5 - Caindo as NU e a CI no logro de deixar manter-se o status quo político-militar vigente na Guiné-Bissau, NADA garante que, caso se realizem as eleições, tal como exigem sofregamente as NU e a Comunidade Internacional (CI), os resultados dos mesmos venham a ser aceites e respeitados pelos atuais detentores do poder, particularmente os militares. NADA de NADA é certo nesse sentido, porquanto o passado recente das eleições de março 2012 não auguram melhores pensamentos, pois continuamos a pensar que, o atual regime de Bissau só estará disposto a aceitar os resultados que lhes convier e que se submetam aos seus ditames. Quanto aos preferidos dos militares creio de que estamos perfeitamente elucidados.

Posto estas considerações de sobreaviso, julgamos de justificada prudência, que as NU, a UA, a UE, a CPLP e a CI no seu geral, se cuidem para com as exigências e condições que deve impor ao regime de Bissau para o processo de transição com vista as eleições gerais previstas para novembro próximo. Entendemos que, restringir-se simplesmente à exigência da realização de eleições gerais, como condição sine qua non para reposição da legalidade democrática parece-nos extremamente redutor e singularmente perigoso para a abordagem de um problema tão complexo quanto é a atual conjuntura político-militar na Guiné-Bissau.

Do nosso modesto ponto de vista, julgamos que seria mais logico e coerente, fazer-se desde já um ponto da situação atual que está neste momento já em clara derrapagem exigindo-se correções urgentes e praticas, as quais devem basear-se em regras e compromissos claramente definidos as quais serão consubstanciadas em condições sine qua non para que se dispensem os apoios financeiros e material para a realização das eleições gerais próximas.

Para isso:

Em primeiro lugar, deve-se exigir a restruturação do atual executivo, impondo-se-lhes um organigrama de governo restritivo confinado à gestão corrente do Estado, mas essencialmente virado, à preparação e organização das eleições gerais. Para isso, deve-se igualmente traçar o perfil dos potenciais governantes (de preferência quadros reputados e tecnocratas que não tenham passado em executivos anteriores) e fixar as respetivas quotas de inclusividade governativa que deve ser de acordo com o respaldo que emana da representatividade na ANP.

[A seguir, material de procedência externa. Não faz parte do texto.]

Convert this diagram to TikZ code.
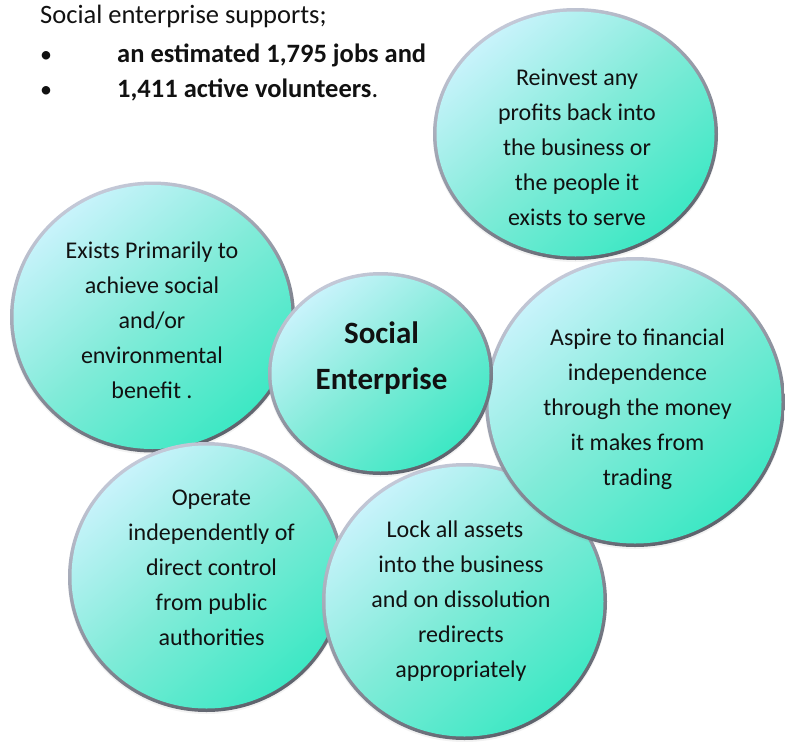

Em segundo lugar, exigir-se a reforma ou a substituição total da atual chefia militar e demais cadeias de comando militar, assim como impor-se-lhes a assunção formal da obrigatoriedade de se submeterem ao poder politico e as leis da Republica, contribuírem de forma construtiva pelo respeito dos resultados eleitorais e não se envolverem em quaisquer situações de perturbação ou de contestação dos resultados saído das eleições sob pena e consequência de serem submetidos à jurisdição penal internacional ;  

Em terceiro lugar, as NU, a UE e a UA em particular devem-se envolver diretamente e a vários níveis em todo o processo de organização, condução e supervisão do processo eleitoral. Significa isso que, esses organismos devem criar e instalar ao nível da CNE células ad hoc, vocacionadas, quer para o apoio e seguimento do processo eleitoral e, principalmente uma célula de supervisão externa que possa garantir a requerida isenção e idoneidade do escrutínio, assegurando assim o necessário cunho de caucionamento de umas eleições "livres, justas e transparentes". Estamos certos de que, sem a implementação a nível da CNE destes mecanismos de monitorização, controlo e validação externos suportados pelas NU, a UE e a UA, os resultados eleitorais poderão ser facilmente adulterados sendo particularmente orientados segundo os interesses da omnipresente classe militar (exemplo disso foi recentemente dado pelo atual SE da CNE aquando da primeira volta das eleições de maio de 2012, quando sob instruções do seu partido, o PRS, veio, a revelia de tudo e de todos anunciar de que, Kumba Yala tinha ganho as eleições presidenciais de março 2012, logo à primeira volta,).    

Em suma, se as NU e os demais principais parceiros da Guiné-Bissau persistirem na imposição da realização das eleições em novembro próximo sem que essas condições previas acima enunciadas não sejam minimamente acauteladas, pensamos nós, cometer-se-á um erro crasso cujas consequências desastrosas ninguém poderá neste momento equacionar, senão a certeza de que, não é a melhor solução na presente conjuntura para a Guiné-Bissau.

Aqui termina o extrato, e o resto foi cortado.